For this problem, you do not need to write any code, but rather communicate your ideas clearly using complete sentences and descriptions of the concepts the questions ask about. You can, of course, include some pseudocode if it helps, but that is not strictly necessary.

### (3a)

Describe something you think would be interesting to model using a Markov decision process.  Be **creative** - do not use any examples from your homework, class, or the textbook, and if you are working with other students, please **come up with your own example**. There are so, SO many possible answers!

A person at the top of a mountain with many trails going to the bottom, and trying to get to the bottom as fast as possible.

### (3b)

What are the states associated with your MDP?

States could include things such as if the run is groomed, has moguls, or is closed.

### (3c)

What is the reward structure associated with your MDP?  Include a discussion of terminal/non-terminal states.

The reward structure would include a largely positive reward for groomed runs, a slightly positive reward for  trails with moguls, and a negative reward for a run which is closed.

### (3d)

What are the actions and transition model associated with your MDP?
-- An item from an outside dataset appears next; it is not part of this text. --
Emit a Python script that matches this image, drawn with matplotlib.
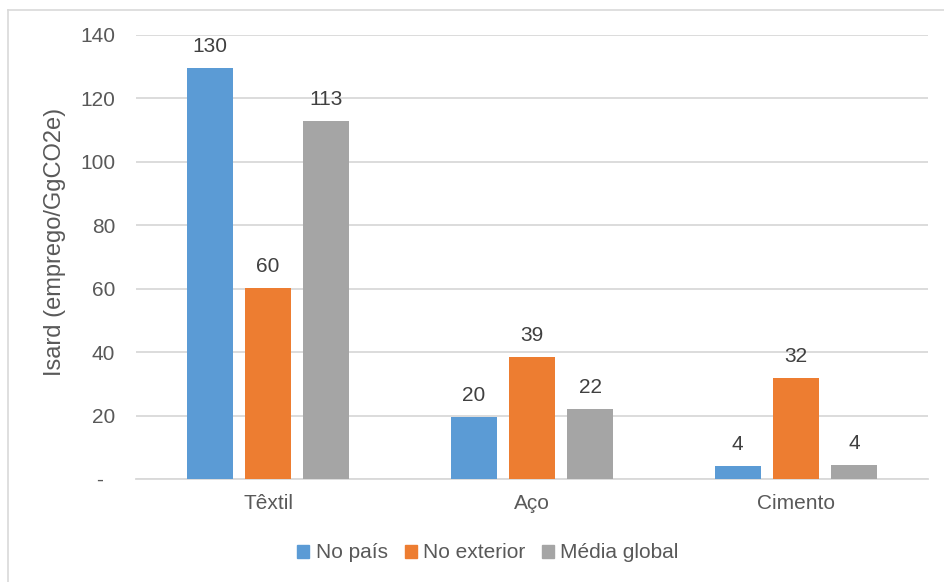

The possible actions would include directions that the person could go at each fork (left, middle, right and so on based on the type of fork)

The transition model would include the probability that a trail is closed while you are getting to it, or that a run gets worse before you get to it.

### (3e)

Interpret what an optimal policy represents in the context of your particular MDP.

An optimal policy in this context would be the path that maximizes groomed runs getting the person to the bottom as fast as possible without hitting closed trails with as few mogul runs as possible.